Sharding Working Group
Attributes
Property | Value |
---|---|
Date Created | February 11, 2020 |
End Date | June 22, 2020 |
Slack | #wg_database-sharding (only accessible from within the company) |
Google Doc | Sharding Working Group Agenda (only accessible from within the company) |
Recordings | Sharding Working Group Playlist |
Outcome - Closed
We have decided to close this Sharding focused working group and will open a Scaling Working Group with a different focus. The initial focus of this Sharding working group was to increase the scalability of our database with a long-term goal of 100x scalability. At the onset of this group, it was theorized that we would hit a database scalability wall within 6-12 months. Subsequent analysis and incremental scalbility efforts have indicated that we have significantly more scaling headroom. Based on the analysis we have a high degree of confidence that the current architecture is in good shape to handle our needs for the next 12 months: Database Capacity and Saturation Analysis (Iteration 1) This analysis will continue on a monthly basis. We have also identified areas of incremental database scalability that has been prioritzed by the database team: Reduce total size and growth of GitLab.com’s PostgreSQL database. Between the ongoing analysis and incremental database improvements we have greatly reduced the urgency of database scalability.
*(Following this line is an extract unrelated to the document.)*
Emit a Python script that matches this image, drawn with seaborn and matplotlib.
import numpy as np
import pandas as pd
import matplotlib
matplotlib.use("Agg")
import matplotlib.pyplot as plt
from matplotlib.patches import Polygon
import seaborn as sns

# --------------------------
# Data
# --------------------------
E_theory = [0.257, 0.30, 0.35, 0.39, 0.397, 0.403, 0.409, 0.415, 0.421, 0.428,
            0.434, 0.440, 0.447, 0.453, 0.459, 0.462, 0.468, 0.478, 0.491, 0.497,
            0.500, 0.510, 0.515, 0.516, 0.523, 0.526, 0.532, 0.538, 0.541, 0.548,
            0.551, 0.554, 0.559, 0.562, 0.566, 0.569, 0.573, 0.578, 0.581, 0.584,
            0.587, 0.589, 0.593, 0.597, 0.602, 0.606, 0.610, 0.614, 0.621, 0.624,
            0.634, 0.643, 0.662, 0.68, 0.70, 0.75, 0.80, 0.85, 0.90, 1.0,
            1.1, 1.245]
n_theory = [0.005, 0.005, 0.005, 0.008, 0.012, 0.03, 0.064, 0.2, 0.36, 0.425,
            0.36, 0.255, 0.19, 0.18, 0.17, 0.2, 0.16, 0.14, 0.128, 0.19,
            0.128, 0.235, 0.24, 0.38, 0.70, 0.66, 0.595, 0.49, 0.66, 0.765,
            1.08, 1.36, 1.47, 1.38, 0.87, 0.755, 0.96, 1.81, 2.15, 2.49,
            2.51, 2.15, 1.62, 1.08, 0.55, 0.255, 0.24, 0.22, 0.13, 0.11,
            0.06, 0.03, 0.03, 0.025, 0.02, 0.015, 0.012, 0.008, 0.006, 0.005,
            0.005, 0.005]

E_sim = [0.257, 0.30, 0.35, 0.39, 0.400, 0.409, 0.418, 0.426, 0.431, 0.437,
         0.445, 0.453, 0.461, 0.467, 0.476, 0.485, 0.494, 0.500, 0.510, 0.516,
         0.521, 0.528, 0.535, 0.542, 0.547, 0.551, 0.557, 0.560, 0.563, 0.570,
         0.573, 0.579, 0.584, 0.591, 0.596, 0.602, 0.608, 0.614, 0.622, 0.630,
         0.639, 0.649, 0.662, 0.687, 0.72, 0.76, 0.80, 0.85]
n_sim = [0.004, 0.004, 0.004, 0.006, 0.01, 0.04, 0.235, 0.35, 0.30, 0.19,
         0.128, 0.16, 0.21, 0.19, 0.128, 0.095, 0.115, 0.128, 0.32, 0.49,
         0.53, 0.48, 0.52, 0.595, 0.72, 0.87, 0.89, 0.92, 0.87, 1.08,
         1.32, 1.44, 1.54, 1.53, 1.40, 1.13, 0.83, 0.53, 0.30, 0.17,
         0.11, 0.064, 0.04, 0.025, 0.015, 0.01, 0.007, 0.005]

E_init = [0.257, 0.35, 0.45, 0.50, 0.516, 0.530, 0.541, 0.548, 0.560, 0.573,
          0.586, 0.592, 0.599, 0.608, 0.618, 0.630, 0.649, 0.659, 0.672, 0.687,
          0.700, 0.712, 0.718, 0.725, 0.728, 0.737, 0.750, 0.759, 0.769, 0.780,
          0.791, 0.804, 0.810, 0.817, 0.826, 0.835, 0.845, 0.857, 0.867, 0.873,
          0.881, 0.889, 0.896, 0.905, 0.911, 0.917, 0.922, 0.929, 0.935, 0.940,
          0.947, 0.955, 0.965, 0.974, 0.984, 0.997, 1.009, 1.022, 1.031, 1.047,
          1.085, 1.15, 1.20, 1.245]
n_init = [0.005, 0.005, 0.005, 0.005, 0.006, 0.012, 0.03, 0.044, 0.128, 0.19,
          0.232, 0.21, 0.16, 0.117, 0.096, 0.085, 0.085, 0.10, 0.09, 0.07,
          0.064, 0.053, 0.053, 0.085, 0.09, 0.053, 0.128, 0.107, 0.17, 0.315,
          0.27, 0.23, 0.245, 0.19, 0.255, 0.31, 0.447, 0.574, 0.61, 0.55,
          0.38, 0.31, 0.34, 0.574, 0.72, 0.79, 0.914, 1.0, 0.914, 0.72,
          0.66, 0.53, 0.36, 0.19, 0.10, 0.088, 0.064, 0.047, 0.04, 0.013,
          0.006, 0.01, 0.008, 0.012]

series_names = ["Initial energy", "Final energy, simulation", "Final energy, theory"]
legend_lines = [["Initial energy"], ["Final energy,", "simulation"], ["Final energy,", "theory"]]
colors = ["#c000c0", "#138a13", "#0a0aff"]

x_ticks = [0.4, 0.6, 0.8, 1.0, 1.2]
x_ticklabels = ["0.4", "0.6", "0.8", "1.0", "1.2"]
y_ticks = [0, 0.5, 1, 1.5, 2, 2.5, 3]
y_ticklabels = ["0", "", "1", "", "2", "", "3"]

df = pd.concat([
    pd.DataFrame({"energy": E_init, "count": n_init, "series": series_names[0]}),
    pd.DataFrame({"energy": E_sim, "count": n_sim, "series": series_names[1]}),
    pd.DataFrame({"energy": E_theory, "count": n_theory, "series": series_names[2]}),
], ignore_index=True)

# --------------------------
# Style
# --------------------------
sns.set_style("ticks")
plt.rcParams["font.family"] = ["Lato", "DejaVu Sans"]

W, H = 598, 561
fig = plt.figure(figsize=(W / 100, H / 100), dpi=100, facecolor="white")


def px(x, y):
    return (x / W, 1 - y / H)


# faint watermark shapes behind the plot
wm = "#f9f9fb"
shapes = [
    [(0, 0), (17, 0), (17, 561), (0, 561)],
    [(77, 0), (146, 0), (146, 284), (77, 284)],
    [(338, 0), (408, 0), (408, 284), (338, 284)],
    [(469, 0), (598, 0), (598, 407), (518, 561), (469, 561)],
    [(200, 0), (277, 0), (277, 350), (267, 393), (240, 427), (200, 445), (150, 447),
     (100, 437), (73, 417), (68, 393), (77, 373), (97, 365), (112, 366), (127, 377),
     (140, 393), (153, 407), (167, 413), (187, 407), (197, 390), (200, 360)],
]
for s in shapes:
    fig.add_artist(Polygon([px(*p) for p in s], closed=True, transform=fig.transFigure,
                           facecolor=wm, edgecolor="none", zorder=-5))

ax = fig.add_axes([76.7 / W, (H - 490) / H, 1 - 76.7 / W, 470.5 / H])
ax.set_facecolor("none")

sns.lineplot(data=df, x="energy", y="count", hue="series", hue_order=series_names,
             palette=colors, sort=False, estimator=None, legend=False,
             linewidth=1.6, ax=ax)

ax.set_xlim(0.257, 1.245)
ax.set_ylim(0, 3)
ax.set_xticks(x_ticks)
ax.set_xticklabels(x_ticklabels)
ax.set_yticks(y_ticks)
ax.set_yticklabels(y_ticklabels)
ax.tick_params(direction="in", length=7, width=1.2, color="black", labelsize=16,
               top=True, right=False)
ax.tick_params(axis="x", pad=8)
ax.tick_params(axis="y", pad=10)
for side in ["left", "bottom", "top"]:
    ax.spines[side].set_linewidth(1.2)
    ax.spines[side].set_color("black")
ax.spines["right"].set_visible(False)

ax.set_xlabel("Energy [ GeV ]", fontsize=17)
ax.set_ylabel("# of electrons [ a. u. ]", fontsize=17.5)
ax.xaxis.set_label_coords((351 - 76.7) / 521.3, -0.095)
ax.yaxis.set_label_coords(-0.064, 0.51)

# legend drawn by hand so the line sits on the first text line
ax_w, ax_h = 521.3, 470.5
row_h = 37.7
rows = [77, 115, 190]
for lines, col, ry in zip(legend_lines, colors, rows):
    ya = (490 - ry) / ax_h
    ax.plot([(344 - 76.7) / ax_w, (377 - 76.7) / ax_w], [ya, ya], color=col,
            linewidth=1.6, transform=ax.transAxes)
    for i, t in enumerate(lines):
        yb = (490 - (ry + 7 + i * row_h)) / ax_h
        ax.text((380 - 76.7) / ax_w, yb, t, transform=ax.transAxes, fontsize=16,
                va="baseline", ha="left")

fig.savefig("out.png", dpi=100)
Additionally, we have come to the consensus that sharding is not the desired approach for our long term scalability needs. This decision was informed through investigation, proofs of concept, research, interviews and various implementation proposals. Here’s a brief list of items that helped to inform our decision to close this working group:
- Introducing PostgreSQL table partitioning to GitLab’s database
- Table partitioning: Issue group search as an example
- Sharding with CitusDB
- Postgres: Sharding with foreign data wrappers and partitioning
- Sharding GitLab by root namespace
- Database Sharding Proposal: Sharding by Namespace
- An Alternateive Database Sharding Proposal: Tenant Sharding
The core members of this working group will continue on with the Scaling Working Group to determine our long term scaling strategy and implementation. The rest of this working group page will remain for reference purposes.
Business Goals
A scalability approach that will give us 100x headroom over what we have now on GitLab.com. Additionally, the ability to isolate customer data is an influencing factor on the design and implementation.
Background
At the onset of this working group, anecdotal information indicated that we were going to “hit a wall” on scaling our database to support our projected customer growth. Early estimates indicated us hitting a scaling wall anywhere from 6 - 12 months down the road. This estimate has since been revised to a rolling 12 month window due to Database Capacity and Saturation Analysis (Iteration 1). Database sharding was proposed as a solution to improve our scalability while simultaneously improving performance. We have since expanded our discussions from solely focusing on database sharding. Any solution, even if using database sharding technology, will require signifcant application changes as well.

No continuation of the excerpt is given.